Por fim, o ar condicionado foi restaurado e o avião decolou novamente. Horas depois, aterrissou em Manaus, a maior cidade da Amazônia brasileira. O voo estava programado para terminar em Belo Horizonte, Brasil, uma cidade a mais de 4 mil km ao sul. A PF do Brasil disse que o avião aterrissou devido a um problema técnico.
A GlobalX Air e a ICE não responderam aos pedidos de comentários.
Em Manaus, o avião teve dificuldades para decolar pela terceira vez, mais uma vez com aparentes problemas no motor, disseram os passageiros. E, mais uma vez, o ar parou de fluir dentro da cabine.

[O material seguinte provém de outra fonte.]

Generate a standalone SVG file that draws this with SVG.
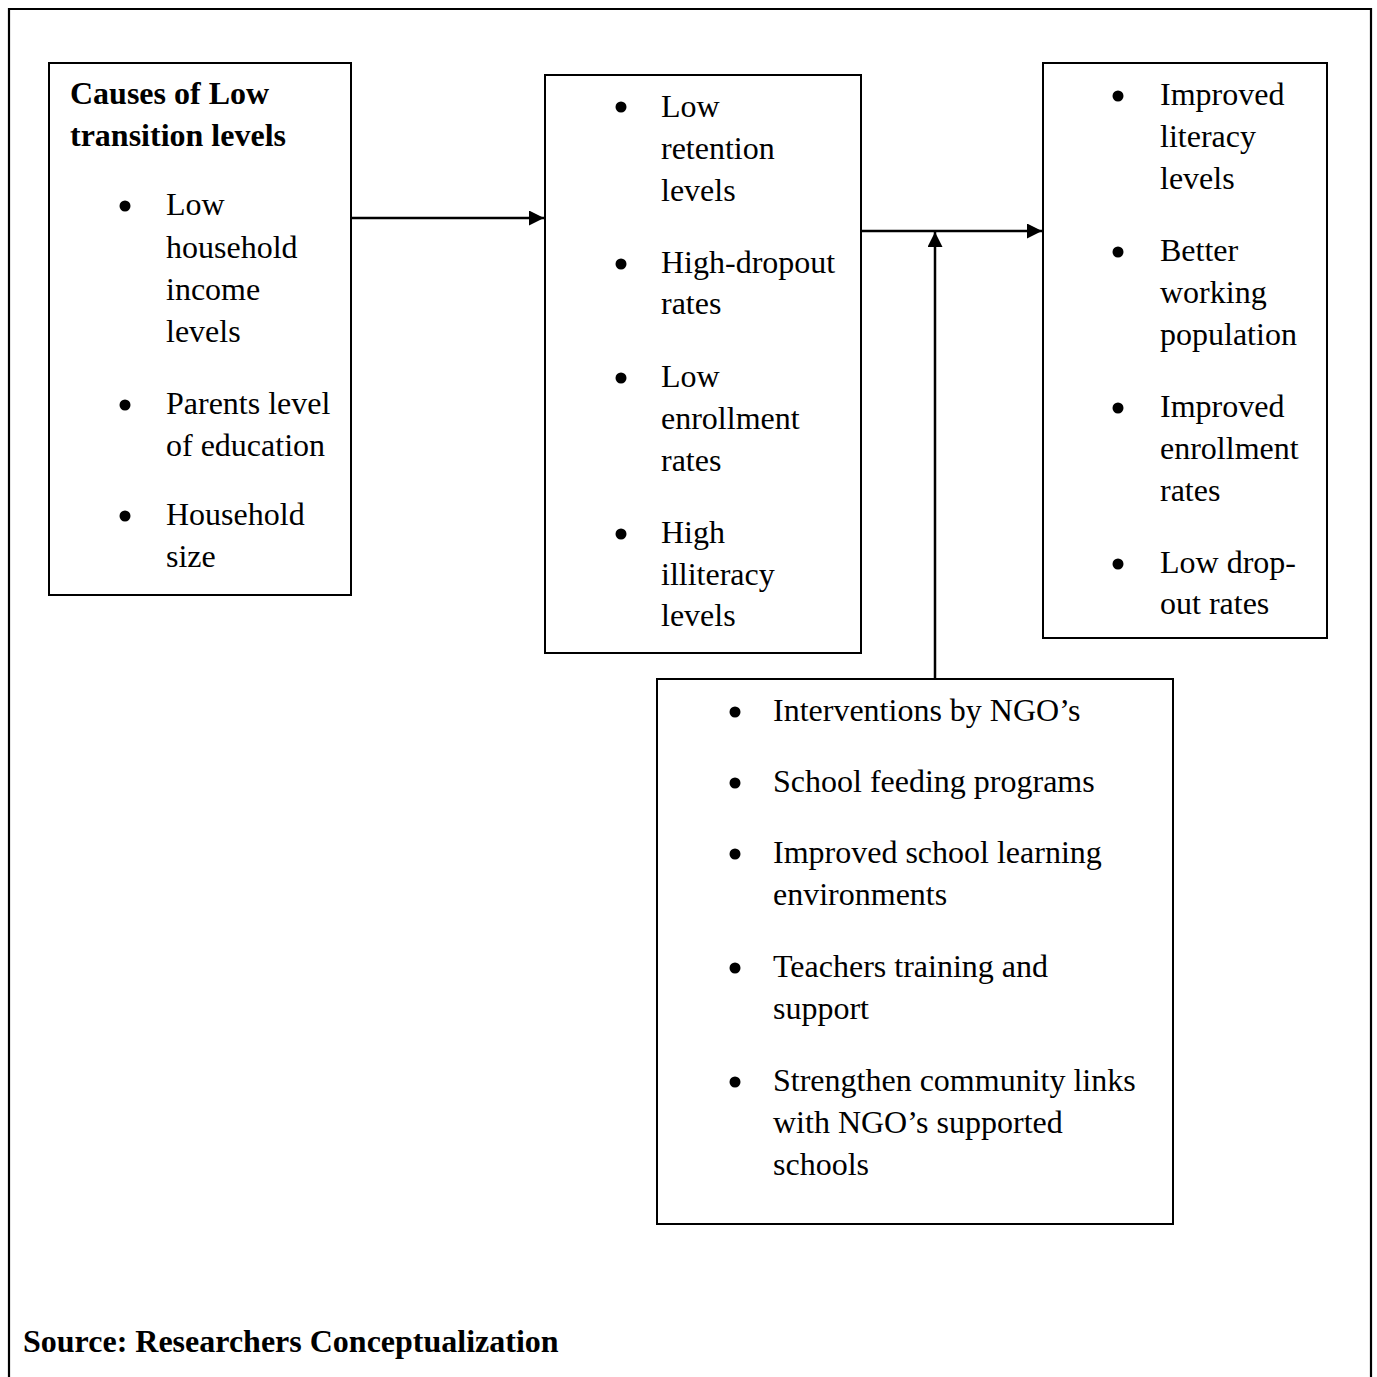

Alguns deportados disseram que, com a cabine úmida, os homens algemados começaram a se empurrar pelos corredores, pressionando fisicamente os agentes do ICE que estavam no caminho. Agentes e brasileiros gritaram e empurraram uns aos outros, e vários deportados disseram que foram atingidos. Em seguida, alguns passageiros abriram as saídas de emergência.
Em poucos minutos, pelo menos sete homens algemados saíram próximos de uma das asas. “Chamem a polícia!”, gritou um deles, de acordo com um vídeo do momento.
A PF brasileira acabou entrando na cabine e ordenou que os agentes do ICE deixassem os brasileiros irem embora. Com as pessoas no aeroporto observando e gravando vídeos, disseram os deportados, os agentes do ICE tentaram remover as algemas antes de deixá-los sair do avião.
“Mas ninguém permitiu isso. Os próprios passageiros disseram: ‘Não, agora vocês não vão tirar as algemas'”, disse Campos. “Porque se eles tirassem as algemas, acho que a história seria diferente.”
As transmissões de notícias mostraram os homens algemados se arrastando pela pista. As autoridades brasileiras então removeram as correntes e os passageiros passaram a noite no aeroporto de Manaus. No sábado, um avião militar brasileiro os levou para Belo Horizonte.
Lá eles foram recebidos pela ministra dos Direitos Humanos do Brasil, Macaé Evaristo. “Estou aqui a pedido do presidente Lula”, disse ela aos passageiros do avião, de acordo com um vídeo publicado pelo governo brasileiro. “Nossa posição é que os países podem ter suas políticas de imigração, mas nunca podem violar os direitos de ninguém.”